In our area, 25 miles southwest of Chicago, we have all the problems and responsibilities of any major metropolitan area, including grassland and forest areas as well. With these problems in mind, a little over a year ago I considered designing some turnout gear to provide high heat reflection, good visibility, light weight, long life, protection from both chemicals and weather, and low cost.

I talked with salespeople and manufacturers’ representatives about making changes in their products and met with, “It can’t be done” and “We couldn’t change production for so small a number of coats.”

Features desired

After many months of thought and meetings, we found a supplier who was willing to give it a go. The coats were placed in service for testing in January 1971 by four of our line officers.

The major features we were looking for and testing were:

  1. Lightness of weight
  2. Heat reflection
  3. Visibility
  4. Elimination or alteration of the conventional D-ring and snap fasteners for easier donning and removal of coats.

Features of test coats

The features of the finished product were as follows:

  1. Sturdy Hypalon material, aluminized and with reflective trim.
  2. Large bellows pockets, reinforced at the bottom with one third of the pocket made of leather. The pockets also have Velcro on the flaps to hold them closed.
  3. Underarms and shoulder areas tailored to provide freedom of movement with minimum ride-up of the coat when arms are raised.
  4. Sleeves with leather cuffs (which eliminate a wear spot on the sleeves) and elastic wristlets.

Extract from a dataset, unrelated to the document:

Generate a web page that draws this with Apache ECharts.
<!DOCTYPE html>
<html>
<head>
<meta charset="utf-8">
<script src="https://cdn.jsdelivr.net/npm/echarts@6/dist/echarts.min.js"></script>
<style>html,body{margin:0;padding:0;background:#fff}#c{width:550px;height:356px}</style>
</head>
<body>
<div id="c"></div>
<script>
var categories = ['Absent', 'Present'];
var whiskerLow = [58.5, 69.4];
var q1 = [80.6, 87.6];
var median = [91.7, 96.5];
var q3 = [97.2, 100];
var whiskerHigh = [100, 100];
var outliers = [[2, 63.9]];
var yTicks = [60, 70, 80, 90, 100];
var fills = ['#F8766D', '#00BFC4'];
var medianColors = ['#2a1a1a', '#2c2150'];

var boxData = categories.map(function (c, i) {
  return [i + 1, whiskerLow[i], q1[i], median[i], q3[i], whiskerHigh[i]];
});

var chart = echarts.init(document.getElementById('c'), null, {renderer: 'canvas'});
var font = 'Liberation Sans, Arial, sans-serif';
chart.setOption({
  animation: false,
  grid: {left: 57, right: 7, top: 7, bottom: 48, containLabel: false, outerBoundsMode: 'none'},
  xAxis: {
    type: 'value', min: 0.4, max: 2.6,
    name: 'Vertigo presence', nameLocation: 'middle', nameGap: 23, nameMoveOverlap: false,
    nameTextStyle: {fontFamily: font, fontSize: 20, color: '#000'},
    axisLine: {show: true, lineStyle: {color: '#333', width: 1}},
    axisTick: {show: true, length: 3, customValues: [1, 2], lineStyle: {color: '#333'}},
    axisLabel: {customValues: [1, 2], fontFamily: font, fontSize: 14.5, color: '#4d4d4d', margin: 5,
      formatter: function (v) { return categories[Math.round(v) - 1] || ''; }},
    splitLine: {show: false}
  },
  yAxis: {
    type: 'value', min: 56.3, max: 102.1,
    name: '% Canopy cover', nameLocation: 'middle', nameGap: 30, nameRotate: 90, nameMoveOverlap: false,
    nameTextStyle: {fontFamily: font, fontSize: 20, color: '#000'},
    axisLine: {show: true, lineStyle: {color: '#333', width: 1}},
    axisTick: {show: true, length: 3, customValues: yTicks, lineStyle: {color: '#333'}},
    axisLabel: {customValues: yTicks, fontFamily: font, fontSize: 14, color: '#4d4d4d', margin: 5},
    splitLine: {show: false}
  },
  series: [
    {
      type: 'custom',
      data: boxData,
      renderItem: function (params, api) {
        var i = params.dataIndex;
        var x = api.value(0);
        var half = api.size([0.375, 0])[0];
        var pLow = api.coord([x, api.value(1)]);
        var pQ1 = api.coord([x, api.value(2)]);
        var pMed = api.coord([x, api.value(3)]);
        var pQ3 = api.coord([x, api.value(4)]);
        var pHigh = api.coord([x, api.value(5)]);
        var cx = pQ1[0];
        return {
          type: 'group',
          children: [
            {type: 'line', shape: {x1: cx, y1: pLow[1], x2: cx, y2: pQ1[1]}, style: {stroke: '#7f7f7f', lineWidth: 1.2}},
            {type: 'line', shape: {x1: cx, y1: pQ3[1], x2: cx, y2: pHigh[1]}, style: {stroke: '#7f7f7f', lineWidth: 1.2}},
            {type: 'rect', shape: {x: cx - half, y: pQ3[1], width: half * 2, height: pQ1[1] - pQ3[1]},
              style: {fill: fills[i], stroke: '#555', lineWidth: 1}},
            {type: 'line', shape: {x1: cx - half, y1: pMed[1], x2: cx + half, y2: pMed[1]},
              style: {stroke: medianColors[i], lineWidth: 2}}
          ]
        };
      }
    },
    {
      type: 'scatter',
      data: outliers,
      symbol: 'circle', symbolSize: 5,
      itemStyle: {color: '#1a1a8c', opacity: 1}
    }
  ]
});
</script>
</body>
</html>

Leather straps are attached to hold wristlets to the leather cuffs.
  5. Double snap-out liners, both with vapor barriers. Both liners can be removed for cleaning. The outer liner is a lightweight flannel for summer wear and the inner winter liner is of Dacron for warmth and light weight.
  6. D-ring fasteners and conventional snaps were replaced by Velcro on the inner and outer flaps. The inner flap extended to cover the whole chest area. This eliminates possible leakage of liquids down and inside the front of the coat.
  7. The collar, which is lined with corduroy for longer wear, was raised to provide more protection to the neck.
Large pockets are evident in this specially designed turnout coat.

Closures tested

The Velcro closures work very well in both hot and cold weather. We tested their effectiveness in cold weather by pouring water on both surfaces of the closure area and then taking the coat outside to freeze. The closure held beautifully. The only changes we have thought of making is to have the Velcro end lower in the neck area and provide one snap fastener to allow the wearer to have his collar open without the Velcro scratching his chin. If the Velcro gives trouble at any time because of wear or inconvenience, we can always put on the standard D-ring fastener, but we do not think we will ever have to do so.

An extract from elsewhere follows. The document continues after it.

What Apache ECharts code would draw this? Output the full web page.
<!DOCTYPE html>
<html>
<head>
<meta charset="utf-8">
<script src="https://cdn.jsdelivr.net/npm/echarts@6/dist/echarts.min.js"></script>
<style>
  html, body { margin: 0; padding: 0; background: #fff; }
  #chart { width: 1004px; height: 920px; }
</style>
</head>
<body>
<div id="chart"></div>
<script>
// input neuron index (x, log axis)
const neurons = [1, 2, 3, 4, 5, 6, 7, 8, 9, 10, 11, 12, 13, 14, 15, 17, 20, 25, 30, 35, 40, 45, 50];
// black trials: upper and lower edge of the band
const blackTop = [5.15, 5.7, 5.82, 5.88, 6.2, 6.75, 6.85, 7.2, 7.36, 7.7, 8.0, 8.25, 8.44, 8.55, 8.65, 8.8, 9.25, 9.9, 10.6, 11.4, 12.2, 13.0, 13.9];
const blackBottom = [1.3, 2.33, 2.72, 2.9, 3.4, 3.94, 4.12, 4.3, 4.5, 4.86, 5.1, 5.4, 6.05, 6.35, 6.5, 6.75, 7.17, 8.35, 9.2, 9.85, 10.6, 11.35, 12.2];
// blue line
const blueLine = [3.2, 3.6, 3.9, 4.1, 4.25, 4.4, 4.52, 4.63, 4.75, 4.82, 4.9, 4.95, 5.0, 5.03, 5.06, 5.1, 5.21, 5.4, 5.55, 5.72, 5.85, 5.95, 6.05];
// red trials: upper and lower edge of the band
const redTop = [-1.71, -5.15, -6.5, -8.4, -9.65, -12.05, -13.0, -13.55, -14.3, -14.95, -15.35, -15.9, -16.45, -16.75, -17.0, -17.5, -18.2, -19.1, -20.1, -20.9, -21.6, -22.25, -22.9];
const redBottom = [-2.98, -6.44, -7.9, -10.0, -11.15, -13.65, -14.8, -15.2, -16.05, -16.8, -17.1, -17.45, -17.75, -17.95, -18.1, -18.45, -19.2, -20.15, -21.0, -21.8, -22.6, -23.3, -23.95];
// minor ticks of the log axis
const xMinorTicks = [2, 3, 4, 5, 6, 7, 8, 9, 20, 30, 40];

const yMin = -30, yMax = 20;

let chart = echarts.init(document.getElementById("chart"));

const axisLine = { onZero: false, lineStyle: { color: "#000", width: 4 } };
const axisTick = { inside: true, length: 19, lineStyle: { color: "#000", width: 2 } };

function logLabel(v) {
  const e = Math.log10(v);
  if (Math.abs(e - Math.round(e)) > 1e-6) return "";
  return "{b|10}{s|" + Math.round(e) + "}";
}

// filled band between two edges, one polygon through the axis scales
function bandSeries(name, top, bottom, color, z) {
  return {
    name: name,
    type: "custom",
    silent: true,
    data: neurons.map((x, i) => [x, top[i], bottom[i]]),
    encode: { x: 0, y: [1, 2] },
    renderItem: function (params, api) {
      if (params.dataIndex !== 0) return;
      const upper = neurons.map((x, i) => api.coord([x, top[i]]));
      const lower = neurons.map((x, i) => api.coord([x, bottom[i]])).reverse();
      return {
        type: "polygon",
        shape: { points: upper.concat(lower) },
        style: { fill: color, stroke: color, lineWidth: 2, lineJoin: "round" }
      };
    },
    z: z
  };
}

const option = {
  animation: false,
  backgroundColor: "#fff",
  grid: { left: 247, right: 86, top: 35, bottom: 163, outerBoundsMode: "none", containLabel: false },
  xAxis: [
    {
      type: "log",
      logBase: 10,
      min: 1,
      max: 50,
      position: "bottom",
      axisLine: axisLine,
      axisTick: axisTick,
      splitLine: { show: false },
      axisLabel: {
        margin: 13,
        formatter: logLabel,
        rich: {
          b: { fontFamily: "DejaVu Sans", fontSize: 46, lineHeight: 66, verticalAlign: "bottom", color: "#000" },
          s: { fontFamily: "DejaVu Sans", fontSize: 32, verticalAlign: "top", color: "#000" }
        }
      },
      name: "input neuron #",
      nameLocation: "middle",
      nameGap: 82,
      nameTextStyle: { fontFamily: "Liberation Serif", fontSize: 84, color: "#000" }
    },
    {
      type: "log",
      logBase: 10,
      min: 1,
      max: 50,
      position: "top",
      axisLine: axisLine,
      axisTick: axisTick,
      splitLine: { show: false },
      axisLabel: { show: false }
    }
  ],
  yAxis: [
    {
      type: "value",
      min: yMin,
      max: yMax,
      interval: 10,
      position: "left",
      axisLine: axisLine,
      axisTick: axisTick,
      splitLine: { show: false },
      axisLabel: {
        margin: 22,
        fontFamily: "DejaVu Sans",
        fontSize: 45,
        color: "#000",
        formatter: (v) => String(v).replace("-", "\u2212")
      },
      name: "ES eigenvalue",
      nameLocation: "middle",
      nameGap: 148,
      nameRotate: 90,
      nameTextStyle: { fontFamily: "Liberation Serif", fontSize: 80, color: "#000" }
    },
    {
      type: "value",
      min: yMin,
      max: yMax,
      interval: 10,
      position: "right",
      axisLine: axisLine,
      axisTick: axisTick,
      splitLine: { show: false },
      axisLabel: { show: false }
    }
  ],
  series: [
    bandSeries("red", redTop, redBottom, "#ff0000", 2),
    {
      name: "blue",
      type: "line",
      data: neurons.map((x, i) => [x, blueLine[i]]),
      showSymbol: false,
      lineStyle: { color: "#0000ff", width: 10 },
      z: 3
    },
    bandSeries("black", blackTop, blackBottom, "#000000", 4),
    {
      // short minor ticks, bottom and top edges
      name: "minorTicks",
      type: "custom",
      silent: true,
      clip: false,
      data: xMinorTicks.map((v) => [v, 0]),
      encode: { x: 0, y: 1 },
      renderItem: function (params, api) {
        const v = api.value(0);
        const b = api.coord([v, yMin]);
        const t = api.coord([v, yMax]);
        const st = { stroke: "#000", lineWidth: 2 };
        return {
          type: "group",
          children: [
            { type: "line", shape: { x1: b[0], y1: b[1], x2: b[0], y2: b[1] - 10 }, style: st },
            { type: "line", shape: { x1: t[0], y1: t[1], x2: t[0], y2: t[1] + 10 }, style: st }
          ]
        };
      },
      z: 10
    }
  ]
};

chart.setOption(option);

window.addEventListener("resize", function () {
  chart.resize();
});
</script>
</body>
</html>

The coat we designed cost very little more than the standard coats we had been buying. However, if a larger number of coats were to be manufactured, I’m sure the cost of the individual coat would be lower.

The need for reform in protective gear is evident in other areas also. Most persons in the fire service review the lists of injuries to fire fighters published periodically. Foot injuries are high on the list. Modern technology and manufacturing practices could, without too much effort, be used in designing footwear for firemen that would give maximum protection. I have discussed footwear with a few salespeople and have received no cooperation from them as far as improving the boots presently available to us.

Boot changes proposed

My suggestion to use flexible steel mesh to cover not only the sole of the foot, protecting the foot from puncture wounds at any angle, not just through the sole. Also, some kind of hard rubber or flexible metal should be used to protect the foot from the shin to the steel toe from blows of falling objects. The steel toe, of course, would remain as it is. The boots should not be much heavier than the types presently available, but they should certainly give more protection to the wearer. If the demand for this type of boot were great enough, I’m sure manufacturers would experiment with designs and, like improved coats, the price would be reasonable.

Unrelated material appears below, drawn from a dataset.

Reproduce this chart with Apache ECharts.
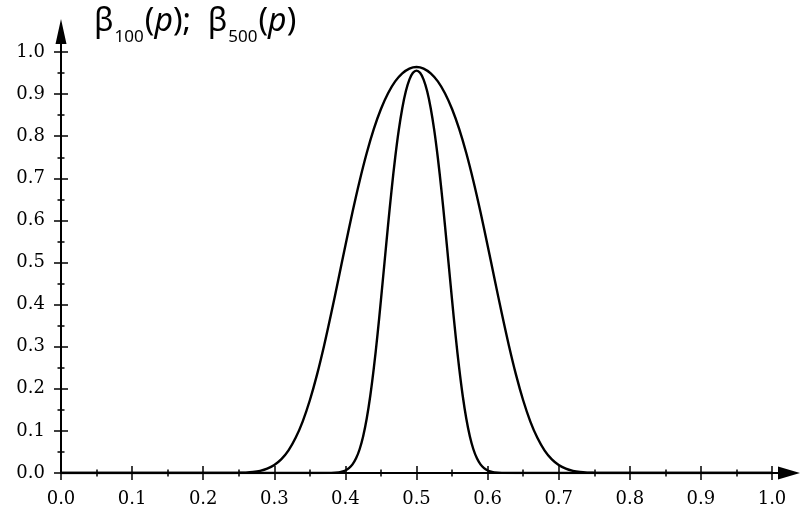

Why manufacturers of protective gear seem to fail to provide design improvement is beyond me. Perhaps it is our fault for not letting them know our wants and needs. After all, they are in business to please us. I believe it is time the fire service demanded that manufacturers of protective clothing try new ideas. If everyone in the fire service works together, we can provide incentives to manufacturers to design better protective equipment.

For my part, I plan to keep plugging away in an attempt to get someone to listen to my ideas and either design the equipment or tell me it cannot be done. I sincerely welcome any assistance or suggestions from any other members of the fire service who are concerned with this problem. Let’s hear from you! You’ll only be helping yourself and the fire service in general.